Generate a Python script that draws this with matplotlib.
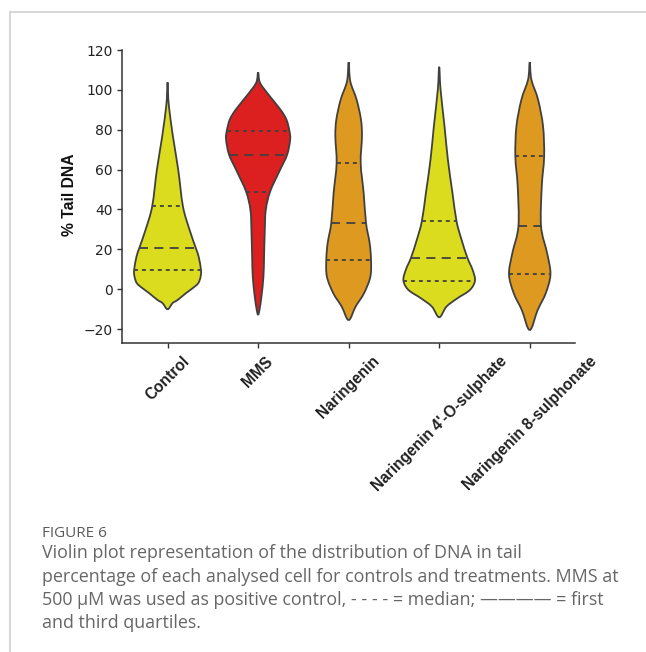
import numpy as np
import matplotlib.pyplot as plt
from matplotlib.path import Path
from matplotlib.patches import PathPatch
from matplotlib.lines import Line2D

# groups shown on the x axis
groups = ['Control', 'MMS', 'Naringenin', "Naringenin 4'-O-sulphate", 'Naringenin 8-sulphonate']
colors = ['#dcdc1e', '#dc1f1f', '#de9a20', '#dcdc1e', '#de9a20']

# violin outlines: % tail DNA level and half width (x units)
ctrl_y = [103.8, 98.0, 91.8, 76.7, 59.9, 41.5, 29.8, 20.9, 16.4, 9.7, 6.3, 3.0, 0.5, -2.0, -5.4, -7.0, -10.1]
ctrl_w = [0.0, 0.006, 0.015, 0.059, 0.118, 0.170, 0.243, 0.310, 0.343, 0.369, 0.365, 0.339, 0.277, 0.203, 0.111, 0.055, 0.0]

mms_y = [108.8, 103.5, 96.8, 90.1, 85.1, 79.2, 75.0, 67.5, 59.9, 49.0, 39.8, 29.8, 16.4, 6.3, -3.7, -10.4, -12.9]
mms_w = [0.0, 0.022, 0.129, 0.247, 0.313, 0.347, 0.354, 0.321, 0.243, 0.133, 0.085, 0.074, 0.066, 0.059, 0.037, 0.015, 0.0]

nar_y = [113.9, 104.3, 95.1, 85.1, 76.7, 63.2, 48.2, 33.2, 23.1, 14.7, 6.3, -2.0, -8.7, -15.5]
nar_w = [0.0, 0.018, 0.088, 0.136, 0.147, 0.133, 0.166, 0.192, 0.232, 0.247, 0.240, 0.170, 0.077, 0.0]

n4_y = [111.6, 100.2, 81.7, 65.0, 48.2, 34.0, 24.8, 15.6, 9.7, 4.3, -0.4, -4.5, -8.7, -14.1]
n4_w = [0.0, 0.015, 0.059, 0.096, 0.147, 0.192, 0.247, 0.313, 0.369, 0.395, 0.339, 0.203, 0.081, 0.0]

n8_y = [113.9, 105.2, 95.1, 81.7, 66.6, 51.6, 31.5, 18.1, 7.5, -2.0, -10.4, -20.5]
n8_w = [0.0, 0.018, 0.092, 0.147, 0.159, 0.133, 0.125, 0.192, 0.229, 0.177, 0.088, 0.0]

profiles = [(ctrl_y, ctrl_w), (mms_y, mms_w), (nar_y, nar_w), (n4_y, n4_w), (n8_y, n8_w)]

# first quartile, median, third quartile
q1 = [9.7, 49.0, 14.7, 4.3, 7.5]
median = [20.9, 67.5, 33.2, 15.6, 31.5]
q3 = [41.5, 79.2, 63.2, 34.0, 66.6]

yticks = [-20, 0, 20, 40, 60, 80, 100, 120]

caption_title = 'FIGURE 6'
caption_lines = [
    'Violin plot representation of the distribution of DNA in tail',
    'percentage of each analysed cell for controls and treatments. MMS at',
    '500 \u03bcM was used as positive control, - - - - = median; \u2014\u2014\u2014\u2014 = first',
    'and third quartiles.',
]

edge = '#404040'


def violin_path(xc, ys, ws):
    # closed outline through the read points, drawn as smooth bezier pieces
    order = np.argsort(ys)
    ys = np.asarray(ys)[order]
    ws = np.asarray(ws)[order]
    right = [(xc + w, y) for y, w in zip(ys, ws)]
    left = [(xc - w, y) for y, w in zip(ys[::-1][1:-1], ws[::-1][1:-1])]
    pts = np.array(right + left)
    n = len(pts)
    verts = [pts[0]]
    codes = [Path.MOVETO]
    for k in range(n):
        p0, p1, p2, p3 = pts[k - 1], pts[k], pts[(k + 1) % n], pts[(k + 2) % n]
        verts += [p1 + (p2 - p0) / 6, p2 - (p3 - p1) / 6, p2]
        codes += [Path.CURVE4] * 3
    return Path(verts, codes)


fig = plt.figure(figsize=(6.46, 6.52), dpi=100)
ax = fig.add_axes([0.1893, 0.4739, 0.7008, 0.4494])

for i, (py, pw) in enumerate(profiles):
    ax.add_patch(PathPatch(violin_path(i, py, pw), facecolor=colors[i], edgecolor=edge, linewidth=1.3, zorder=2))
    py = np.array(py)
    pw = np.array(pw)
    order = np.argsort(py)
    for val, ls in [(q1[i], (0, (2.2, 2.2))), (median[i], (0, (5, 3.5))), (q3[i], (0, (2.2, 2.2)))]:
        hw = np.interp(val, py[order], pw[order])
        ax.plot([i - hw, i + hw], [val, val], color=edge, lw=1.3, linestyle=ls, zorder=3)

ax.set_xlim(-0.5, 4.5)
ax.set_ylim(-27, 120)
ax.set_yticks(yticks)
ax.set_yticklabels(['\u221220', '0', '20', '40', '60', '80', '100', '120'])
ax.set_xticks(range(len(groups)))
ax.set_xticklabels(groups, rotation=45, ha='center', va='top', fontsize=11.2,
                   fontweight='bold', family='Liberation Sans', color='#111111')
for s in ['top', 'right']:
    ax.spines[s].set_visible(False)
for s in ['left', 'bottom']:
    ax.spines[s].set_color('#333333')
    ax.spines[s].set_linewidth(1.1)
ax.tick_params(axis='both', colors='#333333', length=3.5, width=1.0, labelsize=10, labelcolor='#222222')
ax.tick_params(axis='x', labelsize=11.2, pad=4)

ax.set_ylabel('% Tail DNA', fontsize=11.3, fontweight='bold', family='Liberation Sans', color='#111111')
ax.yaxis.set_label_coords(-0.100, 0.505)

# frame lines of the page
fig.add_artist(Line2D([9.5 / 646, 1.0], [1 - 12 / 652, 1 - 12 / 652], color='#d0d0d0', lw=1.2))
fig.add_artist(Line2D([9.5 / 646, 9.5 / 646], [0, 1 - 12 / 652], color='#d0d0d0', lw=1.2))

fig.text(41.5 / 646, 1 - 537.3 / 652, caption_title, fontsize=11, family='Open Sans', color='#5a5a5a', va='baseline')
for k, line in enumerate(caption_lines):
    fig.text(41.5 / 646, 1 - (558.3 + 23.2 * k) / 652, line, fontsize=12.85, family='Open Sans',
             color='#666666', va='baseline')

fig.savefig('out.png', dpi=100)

WHAT YOU WILL DO:
Reproduce exactly the run of lines that opens the listing and closes with the line holding "from matplotlib.lines import Line2D". Pictures are excluded.

SOLUTION TO THE PROBLEM:
Generate a Python script that draws this with matplotlib.
import numpy as np
import matplotlib.pyplot as plt
from matplotlib.path import Path
from matplotlib.patches import PathPatch
from matplotlib.lines import Line2D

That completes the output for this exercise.